When the funeral procession began the two-mile or so march by foot to the local cemetery. As it passed homes and side streets, people began to pour out to swell the ranks until by the time it arrived at the burial spot it numbered some 30,000 people and stretched as far down the road as one could see. Courage was being shown to the rest of Peruvian society by the marchers, mostly people without means and vulnerable in plain sight to the “thousand eyes” with which the Shining Path claimed to menacingly watch.

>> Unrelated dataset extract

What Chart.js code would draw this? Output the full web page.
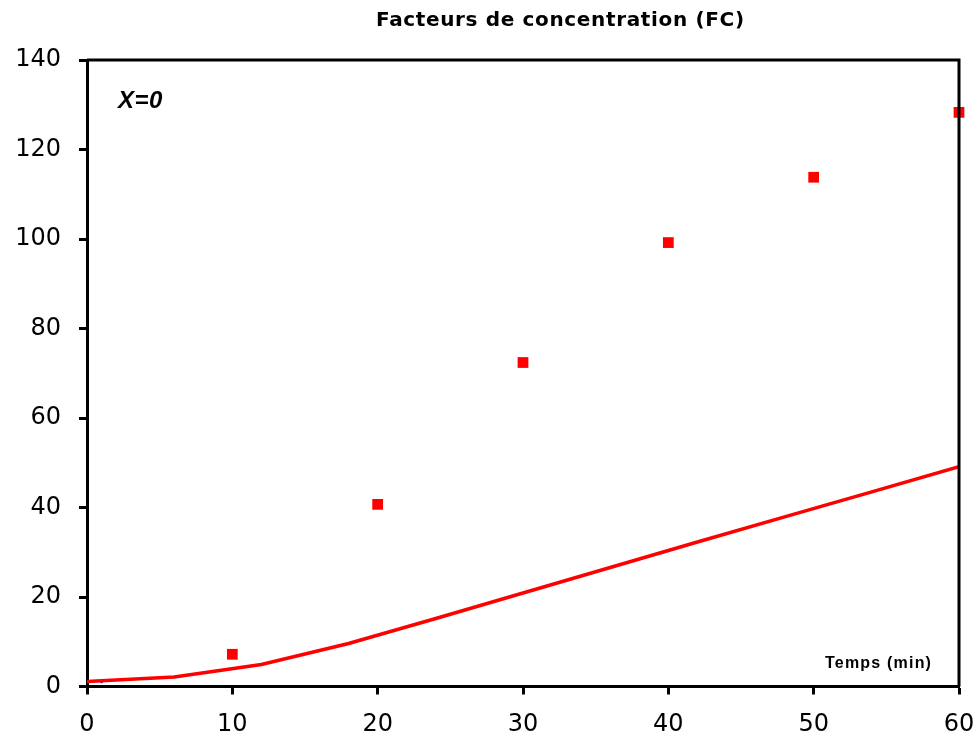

A public outcry followed in Peru that had not been heard in all those years. The news media had as guests and interviewees on many of its programs community leaders, especially the women from the barrio organizations. It was a rare moment in which the secular media seemed to have become the voice of the voiceless. It was as if middle and upper class Peruvians had perhaps begun to learn wisdom from those never considered important. Maybe the strength that kept the country from dissolving into chaos was found in the previously ignored efforts in poor communities to sustain life.
Within the same year, the leader of the Shining Path was captured, and remains in prison to this day. His cult-like revolutionary organization fell apart. The government minister responsible for the death squads joined him in the same jail some years later. The dictatorial president has been imprisoned since 2007 for human rights violations.
The barrio organizations continue to this day, resilient in the face of challenges in affirming the dignity of all. Women’s voices are heard more clearly now as Peruvians chart their future—for those who have ears to hear.
As we pass through our own kind of unending Advent of widespread unemployment and unprecedented economic inequality, are we prepared to see hope and the Spirit’s truth in people and places where we have never looked before?